- Dzisiaj ogłaszam, że Stany Zjednoczone uderzają w główną arterię rosyjskiej gospodarki. Zakazujemy wszelkiego importu rosyjskiej ropy, gazu i energii - powiedział Joe Biden podczas konferencji prasowej w Białym Domu.
- To oznacza, że rosyjska ropa nie będzie już akceptowana w amerykańskich portach, a Amerykanie zadadzą kolejny, silny cios machinie wojennej Putina - podkreślił prezydent USA. Jak dodał, to decyzja mająca zadać "więcej bólu" prezydentowi Rosji Władimirowi Putinowi.
Biden wyjaśnił, że decyzję tę podejmuje w porozumieniu z europejskimi partnerami. Dodał przy tym, że "niektórzy europejscy sojusznicy mogą nie być w stanie dołączyć do embarga na rosyjską energię", ale że "wiele razy" rozmawiał z partnerami z Europy o konieczności uniezależnienia się od rosyjskiej energii.
We wtorek rano informację o planie nałożenia tych sankcji opublikował Bloomberg. Według wcześniejszych doniesień agencji, decyzja została podjęta w porozumieniu z europejskimi sojusznikami, którzy w większym stopniu niż USA są uzależnione od rosyjskich surowców energetycznych.

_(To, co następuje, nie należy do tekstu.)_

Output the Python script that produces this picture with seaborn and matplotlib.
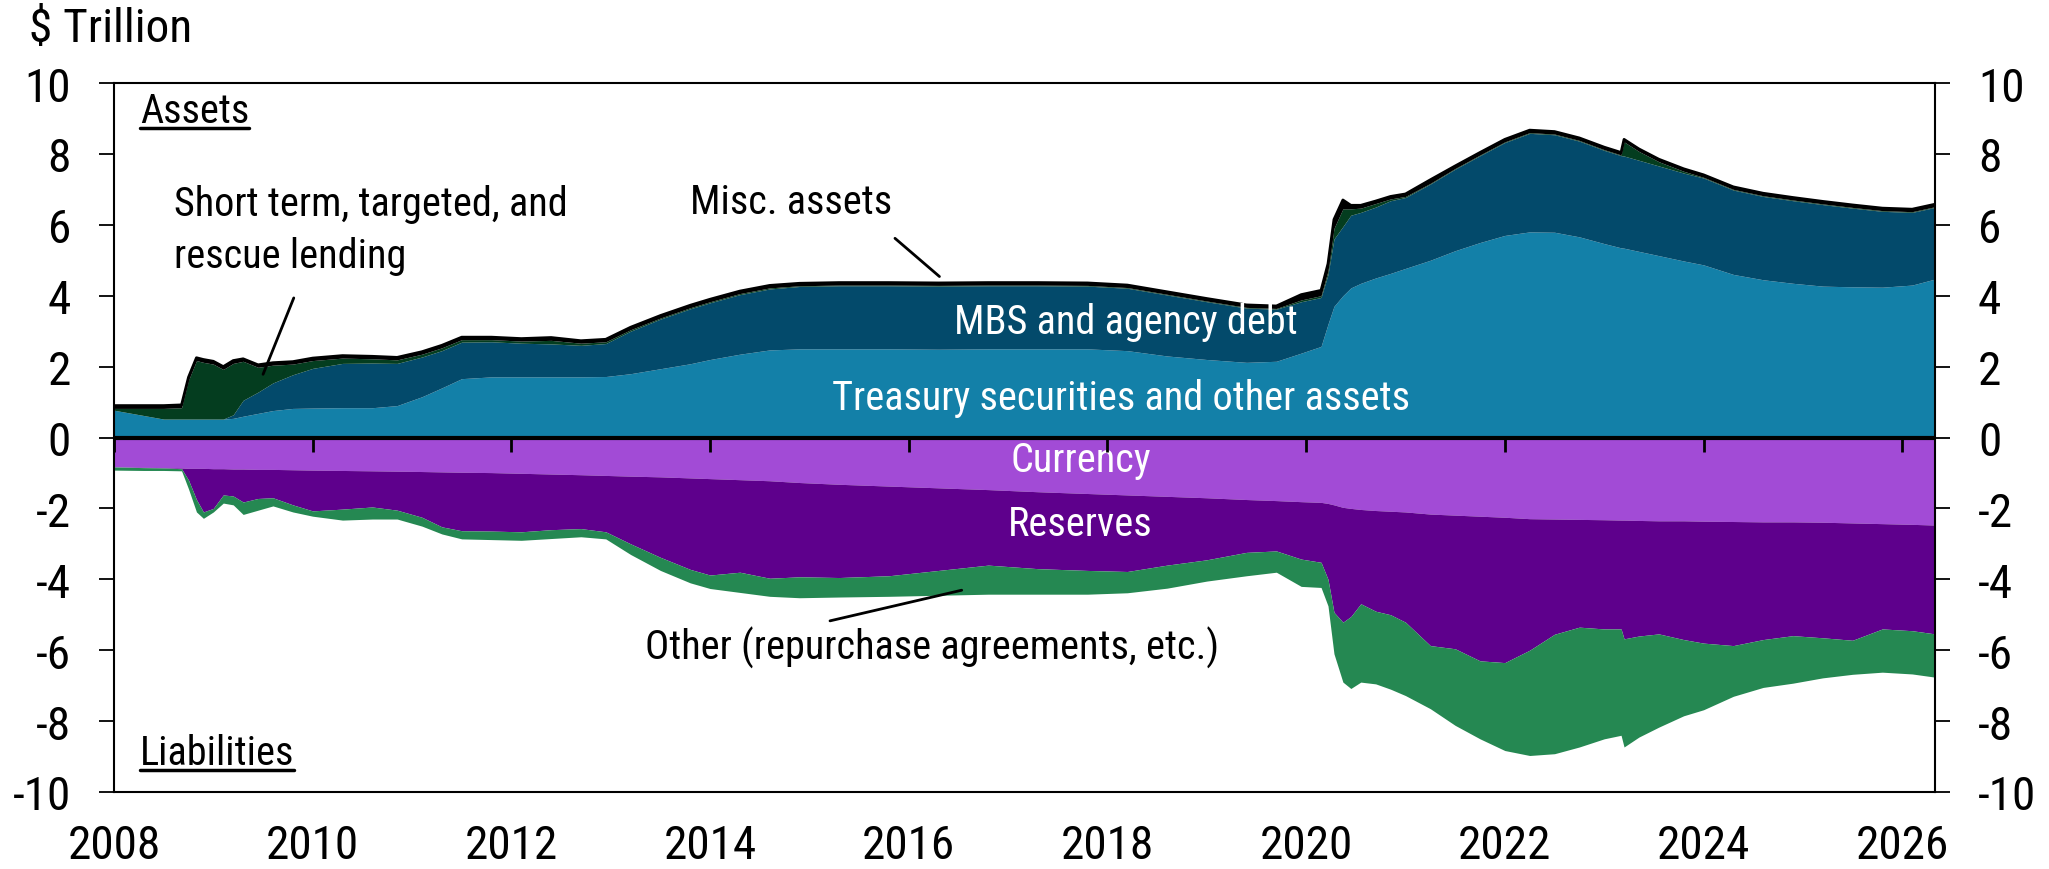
import numpy as np
import matplotlib
matplotlib.use("Agg")
import matplotlib.pyplot as plt
from matplotlib import font_manager
from matplotlib.lines import Line2D
import seaborn as sns

# ---------------- data ($ trillion) ----------------
dates = [2008.0, 2008.3, 2008.5, 2008.68, 2008.75, 2008.83, 2008.9, 2009.0, 2009.1, 2009.2,
         2009.3, 2009.45, 2009.6, 2009.8, 2010.0, 2010.3, 2010.6, 2010.85, 2011.1, 2011.3,
         2011.5, 2011.8, 2012.1, 2012.4, 2012.7, 2012.95, 2013.2, 2013.5, 2013.8, 2014.0,
         2014.3, 2014.6, 2014.9, 2015.3, 2015.8, 2016.3, 2016.8, 2017.3, 2017.8, 2018.2,
         2018.6, 2019.0, 2019.4, 2019.7, 2019.95, 2020.15, 2020.22, 2020.28, 2020.37, 2020.45,
         2020.55, 2020.7, 2020.85, 2021.0, 2021.25, 2021.5, 2021.75, 2022.0, 2022.25, 2022.5,
         2022.75, 2023.0, 2023.17, 2023.2, 2023.35, 2023.55, 2023.8, 2024.0, 2024.3, 2024.6,
         2024.9, 2025.2, 2025.5, 2025.8, 2026.1, 2026.33]

treasury = [0.77, 0.62, 0.52, 0.52, 0.52, 0.52, 0.52, 0.52, 0.52, 0.54,
            0.60, 0.68, 0.76, 0.82, 0.83, 0.84, 0.84, 0.90, 1.15, 1.40,
            1.66, 1.71, 1.71, 1.71, 1.71, 1.72, 1.80, 1.94, 2.08, 2.20,
            2.35, 2.47, 2.50, 2.50, 2.50, 2.49, 2.50, 2.50, 2.50, 2.45,
            2.30, 2.20, 2.12, 2.15, 2.38, 2.57, 3.20, 3.70, 4.00, 4.22,
            4.35, 4.50, 4.63, 4.77, 5.00, 5.27, 5.50, 5.70, 5.80, 5.79,
            5.66, 5.47, 5.35, 5.34, 5.25, 5.13, 4.98, 4.87, 4.60, 4.45,
            4.35, 4.27, 4.25, 4.24, 4.30, 4.47]

mbs = [0.0, 0.0, 0.0, 0.0, 0.0, 0.0, 0.0, 0.0, 0.0, 0.10,
       0.45, 0.60, 0.78, 0.95, 1.12, 1.25, 1.26, 1.19, 1.12, 1.05,
       1.03, 0.99, 0.95, 0.93, 0.89, 0.93, 1.20, 1.40, 1.55, 1.60,
       1.68, 1.72, 1.76, 1.78, 1.78, 1.78, 1.78, 1.78, 1.77, 1.76,
       1.72, 1.63, 1.53, 1.47, 1.45, 1.38, 1.40, 1.90, 1.95, 2.05,
       2.00, 2.00, 2.05, 2.00, 2.15, 2.30, 2.45, 2.62, 2.78, 2.75,
       2.70, 2.63, 2.60, 2.60, 2.57, 2.53, 2.48, 2.45, 2.38, 2.35,
       2.33, 2.30, 2.22, 2.14, 2.05, 2.02]

lending = [0.05, 0.20, 0.30, 0.32, 1.10, 1.65, 1.60, 1.55, 1.40, 1.45,
           1.10, 0.70, 0.50, 0.30, 0.22, 0.15, 0.12, 0.10, 0.08, 0.08,
           0.07, 0.06, 0.06, 0.10, 0.06, 0.05, 0.04, 0.03, 0.03, 0.03,
           0.03, 0.03, 0.02, 0.02, 0.02, 0.02, 0.02, 0.02, 0.02, 0.02,
           0.02, 0.02, 0.02, 0.02, 0.05, 0.05, 0.10, 0.30, 0.50, 0.18,
           0.12, 0.10, 0.05, 0.03, 0.02, 0.02, 0.02, 0.02, 0.02, 0.02,
           0.02, 0.02, 0.02, 0.40, 0.25, 0.12, 0.05, 0.02, 0.02, 0.02,
           0.02, 0.02, 0.02, 0.02, 0.02, 0.02]

misc = [0.08, 0.08, 0.08, 0.08, 0.08, 0.08, 0.08, 0.08, 0.08, 0.08,
        0.07, 0.07, 0.07, 0.07, 0.07, 0.07, 0.07, 0.07, 0.07, 0.07,
        0.07, 0.07, 0.07, 0.08, 0.07, 0.07, 0.07, 0.07, 0.07, 0.07,
        0.07, 0.07, 0.07, 0.07, 0.07, 0.07, 0.07, 0.07, 0.07, 0.07,
        0.07, 0.07, 0.07, 0.07, 0.15, 0.15, 0.20, 0.25, 0.25, 0.10,
        0.08, 0.07, 0.07, 0.07, 0.10, 0.07, 0.07, 0.07, 0.07, 0.07,
        0.07, 0.07, 0.07, 0.07, 0.07, 0.07, 0.07, 0.07, 0.07, 0.07,
        0.07, 0.07, 0.07, 0.07, 0.07, 0.07]

currency = [0.83, 0.84, 0.85, 0.86, 0.87, 0.87, 0.87, 0.88, 0.88, 0.89,
            0.89, 0.90, 0.90, 0.91, 0.92, 0.93, 0.94, 0.95, 0.96, 0.97,
            0.98, 0.99, 1.01, 1.03, 1.05, 1.07, 1.09, 1.11, 1.14, 1.16,
            1.19, 1.22, 1.27, 1.32, 1.37, 1.42, 1.47, 1.53, 1.58, 1.62,
            1.66, 1.70, 1.75, 1.78, 1.81, 1.83, 1.86, 1.90, 1.97, 2.00,
            2.03, 2.06, 2.08, 2.10, 2.16, 2.19, 2.22, 2.25, 2.29, 2.30,
            2.31, 2.32, 2.33, 2.33, 2.34, 2.35, 2.35, 2.36, 2.37, 2.38,
            2.38, 2.39, 2.41, 2.43, 2.45, 2.47]

reserves = [0.00, 0.01, 0.01, 0.02, 0.33, 0.88, 1.23, 1.12, 0.74, 0.76,
            0.93, 0.82, 0.80, 0.99, 1.15, 1.09, 1.02, 1.10, 1.29, 1.55,
            1.65, 1.65, 1.65, 1.57, 1.52, 1.59, 1.91, 2.27, 2.58, 2.72,
            2.61, 2.75, 2.66, 2.63, 2.53, 2.33, 2.13, 2.17, 2.17, 2.16,
            1.94, 1.75, 1.49, 1.42, 1.62, 1.69, 2.14, 3.03, 3.24, 3.05,
            2.66, 2.84, 2.92, 3.11, 3.71, 3.77, 4.08, 4.10, 3.71, 3.25,
            3.04, 3.08, 3.07, 3.35, 3.26, 3.19, 3.35, 3.44, 3.50, 3.32,
            3.21, 3.26, 3.31, 2.97, 3.00, 3.07]

other = [0.09, 0.08, 0.07, 0.06, 0.25, 0.35, 0.18, 0.10, 0.23, 0.25,
         0.35, 0.33, 0.23, 0.20, 0.15, 0.31, 0.34, 0.25, 0.25, 0.20,
         0.23, 0.24, 0.24, 0.25, 0.23, 0.20, 0.30, 0.37, 0.38, 0.38,
         0.57, 0.51, 0.59, 0.55, 0.58, 0.70, 0.82, 0.72, 0.67, 0.60,
         0.65, 0.60, 0.66, 0.60, 0.77, 0.71, 0.75, 1.17, 1.69, 2.03,
         2.21, 2.05, 2.10, 2.07, 1.78, 2.16, 2.20, 2.48, 2.97, 3.37,
         3.38, 3.10, 3.00, 3.05, 2.85, 2.63, 2.15, 1.88, 1.43, 1.35,
         1.34, 1.13, 0.96, 1.22, 1.22, 1.22]

year_ticks = [2008, 2010, 2012, 2014, 2016, 2018, 2020, 2022, 2024, 2026]
value_ticks = [-10, -8, -6, -4, -2, 0, 2, 4, 6, 8, 10]

# ---------------- styling ----------------
sns.set_style("ticks")

# look for a narrow / condensed sans font, else Liberation Sans
fam, stretch = "Liberation Sans", "normal"
entries = font_manager.fontManager.ttflist
prefs = ["Liberation Sans Narrow", "Arial Narrow", "Nimbus Sans Narrow", "Roboto Condensed",
         "Open Sans Condensed"]
found = False
for p in prefs:
    for f in entries:
        if f.name == p:
            fam, stretch, found = p, "normal", True
            break
    if found:
        break
if not found:
    for f in entries:
        if ("Condensed" in f.fname or "Narrow" in f.fname) and f.style == "normal" \
                and f.weight in (400, "normal", "regular") and "Sans" in f.name:
            fam = f.name
            stretch = f.stretch if not isinstance(f.stretch, str) else f.stretch
            found = True
            break

plt.rcParams["font.family"] = [fam, "DejaVu Sans"]
plt.rcParams["font.stretch"] = stretch
plt.rcParams["axes.unicode_minus"] = False
plt.rcParams.update({"text.color": "black", "xtick.color": "black", "ytick.color": "black",
                     "xtick.labelcolor": "black", "ytick.labelcolor": "black",
                     "axes.edgecolor": "black", "axes.labelcolor": "black"})

narrow = found
TICK_FS = 34 if narrow else 31
ANN_FS = 29 if narrow else 26

C_TSY = "#1380A8"
C_MBS = "#034A6B"
C_LEND = "#043D1F"
C_MISC = "#000000"
C_CUR = "#A24BD6"
C_RES = "#5E008C"
C_OTH = "#258852"

fig = plt.figure(figsize=(20.49, 8.70), dpi=100)
ax = fig.add_axes([114 / 2049, 77 / 870, (1935 - 114) / 2049, (793 - 84) / 870])

x = np.array(dates)
ax.stackplot(x, np.array(treasury), np.array(mbs), np.array(lending), np.array(misc),
             colors=[C_TSY, C_MBS, C_LEND, C_MISC], linewidth=0)
ax.stackplot(x, -np.array(currency), -np.array(reserves), -np.array(other),
             colors=[C_CUR, C_RES, C_OTH], linewidth=0)

total_assets = np.array(treasury) + np.array(mbs) + np.array(lending) + np.array(misc)
sns.lineplot(x=x, y=total_assets, ax=ax, color="black", linewidth=2.0)

ax.axhline(0, color="black", linewidth=3, zorder=5)
# year tick marks on the zero line, pointing down
ax.vlines(year_ticks, -0.4, 0, color="black", linewidth=2, zorder=6)

ax.set_xlim(2008, 2026.33)
ax.set_ylim(-10, 10)
ax.set_yticks(value_ticks)
ax.set_yticklabels([str(v) for v in value_ticks])
ax.set_xticks(year_ticks)
ax.set_xticklabels([str(v) for v in year_ticks])
ax.set_xlabel("")
ax.set_ylabel("")

ax.tick_params(axis="y", which="both", left=True, right=True, labelleft=True, labelright=True,
               direction="out", length=11, width=1.3, labelsize=TICK_FS, pad=20)
ax.tick_params(axis="x", which="both", bottom=True, length=0, labelsize=TICK_FS, pad=22)
for s in ax.spines.values():
    s.set_visible(True)
    s.set_color("black")
    s.set_linewidth(1.5)

# ---------------- labels ----------------
fig.text(29 / 2049, 1 - 29 / 870, "$ Trillion", fontsize=TICK_FS, ha="left", va="center")

ax.text(2008.6, 6.27, "Short term, targeted, and", fontsize=ANN_FS, ha="left", va="baseline")
ax.text(2008.6, 4.81, "rescue lending", fontsize=ANN_FS, ha="left", va="baseline")
ax.annotate("", xy=(2009.49, 1.71), xytext=(2009.82, 4.01),
            arrowprops=dict(arrowstyle="-", color="black", lw=2))

ax.text(2014.82, 6.66, "Misc. assets", fontsize=ANN_FS, ha="center", va="center")
ax.annotate("", xy=(2016.33, 4.49), xytext=(2015.84, 5.67),
            arrowprops=dict(arrowstyle="-", color="black", lw=2))

ax.text(2018.19, 3.27, "MBS and agency debt", fontsize=ANN_FS, ha="center", va="center", color="white")
ax.text(2018.14, 1.13, "Treasury securities and other assets", fontsize=ANN_FS, ha="center",
        va="center", color="white")
ax.text(2017.73, -0.62, "Currency", fontsize=ANN_FS, ha="center", va="center", color="white")
ax.text(2017.73, -2.43, "Reserves", fontsize=ANN_FS, ha="center", va="center", color="white")

ax.text(2016.23, -5.9, "Other (repurchase agreements, etc.)", fontsize=ANN_FS, ha="center", va="center")
ax.annotate("", xy=(2016.56, -4.29), xytext=(2015.18, -5.19),
            arrowprops=dict(arrowstyle="-", color="black", lw=2))

t_assets = ax.text(2008.26, 9.23, "Assets", fontsize=ANN_FS, ha="left", va="center")
t_liab = ax.text(2008.26, -8.89, "Liabilities", fontsize=ANN_FS, ha="left", va="center")

fig.savefig("out.png", dpi=100)  # first draw to get text extents
renderer = fig.canvas.get_renderer()
inv = fig.transFigure.inverted()
for t in (t_assets, t_liab):
    bb = t.get_window_extent(renderer=renderer)
    (x0, y0), (x1, y1) = inv.transform([(bb.x0, bb.y0), (bb.x1, bb.y0)])
    yline = y0 + 2 / 870
    fig.add_artist(Line2D([x0, x1], [yline, yline], transform=fig.transFigure,
                          color="black", linewidth=2.5))

fig.savefig("out.png", dpi=100)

Ceny ropy szybują, ale USA mogą sobie pozwolić na embargo
Poniedziałkowa sesja przyniosła dynamiczne zwyżki cen ropy naftowej, które doprowadziły ceny tego surowca do wieloletnich maksimów. Zarówno notowania europejskiej ropy naftowej Brent, jak i ceny amerykańskiej ropy WTI, podczas poniedziałkowej sesji sięgnęły 130 dol. za baryłkę. W późniejszych godzinach sytuacja się uspokoiła, a notowania ropy ustabilizowały się odpowiednio w rejonie 125 dol. za baryłkę (dla ropy Brent) oraz 121 dol. za baryłkę (dla ropy WTI).
Kluczowym tematem dla rynku ropy, jak wskazywali analitycy, była właśnie decyzja Bidena ws. nowych sankcji. Jak podkreślała w swoim komentarzu analityk surowcowa DM BOŚ Dorota Sierakowska, Stany Zjednoczone są w dużo bardziej komfortowej sytuacji niż Europa w kwestii embargo rosyjskiej ropy i gazu.
USA mają większy komfort m.in. ze względu na swój mocno rozwinięty sektor wydobycia ropy naftowej ze skał łupkowych oraz import tego surowca z Kanady. Według oficjalnych statystyk, w 2021 r. Ameryka importowała nieco ponad 20 mln baryłek miesięcznie, co stanowiło 8 proc. importowanych paliw ciekłych. Z kolei jak wynika z szacunków firmy Kpler, amerykański import rosyjskiej ropy w 2022 r. spadł do najwolniejszego rocznego tempa od 2017 r.
Dlatego też USA mogły nałożyć nowe sankcje na rosyjskie surowce samodzielnie - nawet, gdy Europa na taki ruch się nie decyduje.
Kongres USA jest za
W poniedziałek politycy zasiadający w komisji budżetowej Izby Reprezentantów poinformowali, że uzgodnili ścieżkę legislacyjną, aby zakazać importu surowców energetycznych z Rosji i zawiesić normalne stosunki handlowe z Rosją i Białorusią.
Z kolei brytyjski premier Boris Johnson powiedział tego samego dnia, że Europa nie może z dnia na dzień zrezygnować z używania rosyjskiej ropy i gazu, a odejście od nich powinno być skoordynowane przez wszystkie kraje.
"W różnych krajach istnieją różne zależności i musimy o tym pamiętać. Nie można tak po prostu z dnia na dzień zamknąć dostępu do ropy i gazu, nawet z Rosji".
Wyjaśnił, że "w Wielkiej Brytanii możemy działać szybko", musimy jednak "upewnić się, że wszyscy podążamy w tym samym kierunku". "Zrobimy to razem, upewniając się, że wszyscy mamy substytuty i dostawy, których potrzebujemy" - podkreślił brytyjski premier.